Keywords: JavaScript | Object Flattening | Performance Optimization
Abstract: This paper comprehensively examines the flattening and unflattening operations of nested JavaScript objects, proposing an efficient algorithm based on regular expression parsing. By analyzing performance bottlenecks of traditional recursive methods and introducing path parsing optimization strategies, it significantly improves execution efficiency while maintaining functional integrity. Detailed explanations cover core algorithm logic, performance comparison data, and security considerations, providing reliable solutions for handling complex data structures.
Problem Background and Performance Requirements
In modern web development, handling complex nested JavaScript objects is a common requirement. Flattening operations convert multi-layer nested structures into single-layer key-value pairs, facilitating serialization, transmission, or modification; unflattening restores the original nested structure. However, traditional recursive methods perform poorly with deep nesting or large-scale data, potentially triggering browser "long script" warnings.
Core Algorithm Design Principles
The key to efficient algorithms lies in optimizing the path parsing process. Traditional methods use string splitting operations, while improved solutions employ regular expression matching to significantly reduce operational steps. The regular expression /\.?([^.\[\]]+)|\[(\d+)\]/g is specifically designed to parse composite paths containing dot separators and array indices.

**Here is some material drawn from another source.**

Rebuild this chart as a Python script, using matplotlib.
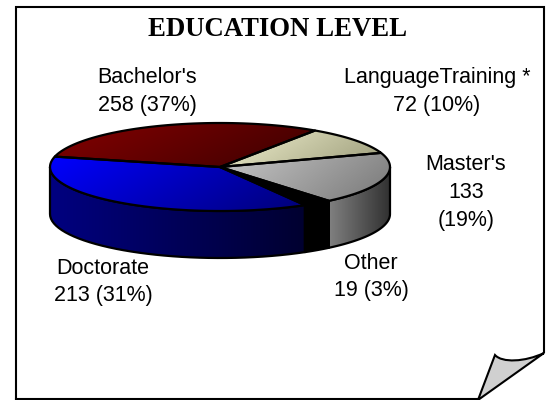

The flattening process adopts a depth-first traversal strategy:
Object.flatten = function(data) {
var result = {};
function recurse (cur, prop) {
if (Object(cur) !== cur) {
result[prop] = cur;
} else if (Array.isArray(cur)) {
for(var i=0, l=cur.length; i<l; i++)
recurse(cur[i], prop + "[" + i + "]");
if (l == 0)
result[prop] = [];
} else {
var isEmpty = true;
for (var p in cur) {
isEmpty = false;
recurse(cur[p], prop ? prop+"."+p : p);
}
if (isEmpty && prop)
result[prop] = {};
}
}
recurse(data, "");
return result;
}The unflattening process utilizes loop-based path component parsing:
Object.unflatten = function(data) {
"use strict";
if (Object(data) !== data || Array.isArray(data))
return data;
var regex = /\.?([^.\[\]]+)|\[(\d+)\]/g,
resultholder = {};
for (var p in data) {
var cur = resultholder,
prop = "",
m;
while (m = regex.exec(p)) {
cur = cur[prop] || (cur[prop] = (m[2] ? [] : {}));
prop = m[2] || m[1];
}
cur[prop] = data[p];
}
return resultholder[""] || resultholder;
};Performance Optimization Analysis
Benchmark tests verify significant performance improvements in mainstream browsers: Opera 12.16 reduced from ~1900ms to 900ms, Chrome 29 from ~1600ms to 800ms. Performance gains primarily stem from:
- Using regular expressions instead of multiple string operations
- Avoiding unnecessary object copying and memory allocation
- Optimizing loop structures and conditional judgment logic
Security Considerations
This algorithm focuses on performance optimization but carries prototype pollution security risks. When processing input data from untrusted sources, maliciously constructed key names may modify the object prototype chain, creating security vulnerabilities. Production environments should incorporate input validation or use specialized security libraries.
Application Scenarios and Extensions
The algorithm applies to: data serialization, configuration management, state persistence, and other scenarios. Functionality can be extended based on specific requirements, such as supporting custom delimiters, handling circular references, or adding type validation. The algorithm design maintains good extensibility for future enhancements.